»»

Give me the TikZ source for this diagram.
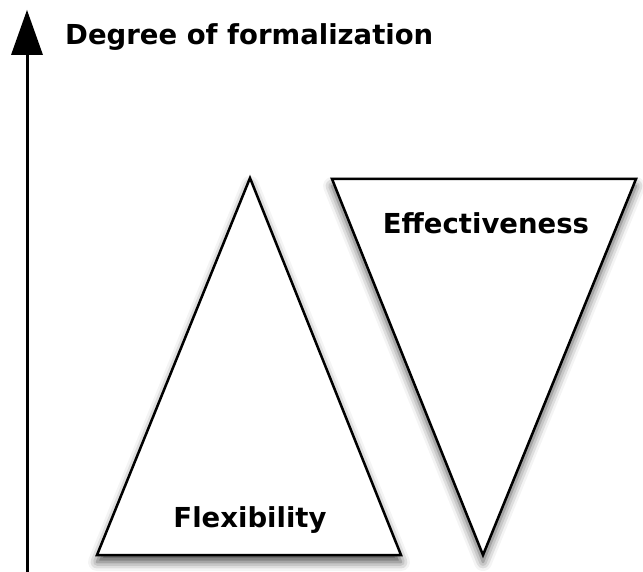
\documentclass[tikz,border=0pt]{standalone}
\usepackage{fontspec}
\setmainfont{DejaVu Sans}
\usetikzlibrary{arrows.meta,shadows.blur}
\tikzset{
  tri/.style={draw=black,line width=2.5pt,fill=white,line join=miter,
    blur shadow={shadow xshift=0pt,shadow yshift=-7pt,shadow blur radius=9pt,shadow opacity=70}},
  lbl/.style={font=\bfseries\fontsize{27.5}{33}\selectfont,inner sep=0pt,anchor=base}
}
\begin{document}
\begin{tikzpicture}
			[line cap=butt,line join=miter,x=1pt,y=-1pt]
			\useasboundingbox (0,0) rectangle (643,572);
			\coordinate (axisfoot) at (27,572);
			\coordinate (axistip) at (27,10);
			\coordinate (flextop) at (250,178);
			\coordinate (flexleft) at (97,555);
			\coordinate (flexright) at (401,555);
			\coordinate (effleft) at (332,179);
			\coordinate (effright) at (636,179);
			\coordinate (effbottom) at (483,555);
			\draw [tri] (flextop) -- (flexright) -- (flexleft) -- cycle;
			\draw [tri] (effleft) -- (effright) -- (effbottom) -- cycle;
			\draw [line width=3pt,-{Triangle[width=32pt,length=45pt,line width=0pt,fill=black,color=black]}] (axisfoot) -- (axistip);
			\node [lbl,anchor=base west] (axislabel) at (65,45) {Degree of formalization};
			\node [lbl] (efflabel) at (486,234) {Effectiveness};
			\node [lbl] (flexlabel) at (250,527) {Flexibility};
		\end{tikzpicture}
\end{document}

««

→ **WHAT YOU ARE ASKED TO DO**
Give back the whole listing as it stands, minus its pictures.

→ **THE OUTPUT**
Give me the TikZ source for this diagram.
\documentclass[tikz,border=0pt]{standalone}
\usepackage{fontspec}
\setmainfont{DejaVu Sans}
\usetikzlibrary{arrows.meta,shadows.blur}
\tikzset{
  tri/.style={draw=black,line width=2.5pt,fill=white,line join=miter,
    blur shadow={shadow xshift=0pt,shadow yshift=-7pt,shadow blur radius=9pt,shadow opacity=70}},
  lbl/.style={font=\bfseries\fontsize{27.5}{33}\selectfont,inner sep=0pt,anchor=base}
}
\begin{document}
\begin{tikzpicture}
			[line cap=butt,line join=miter,x=1pt,y=-1pt]
			\useasboundingbox (0,0) rectangle (643,572);
			\coordinate (axisfoot) at (27,572);
			\coordinate (axistip) at (27,10);
			\coordinate (flextop) at (250,178);
			\coordinate (flexleft) at (97,555);
			\coordinate (flexright) at (401,555);
			\coordinate (effleft) at (332,179);
			\coordinate (effright) at (636,179);
			\coordinate (effbottom) at (483,555);
			\draw [tri] (flextop) -- (flexright) -- (flexleft) -- cycle;
			\draw [tri] (effleft) -- (effright) -- (effbottom) -- cycle;
			\draw [line width=3pt,-{Triangle[width=32pt,length=45pt,line width=0pt,fill=black,color=black]}] (axisfoot) -- (axistip);
			\node [lbl,anchor=base west] (axislabel) at (65,45) {Degree of formalization};
			\node [lbl] (efflabel) at (486,234) {Effectiveness};
			\node [lbl] (flexlabel) at (250,527) {Flexibility};
		\end{tikzpicture}
\end{document}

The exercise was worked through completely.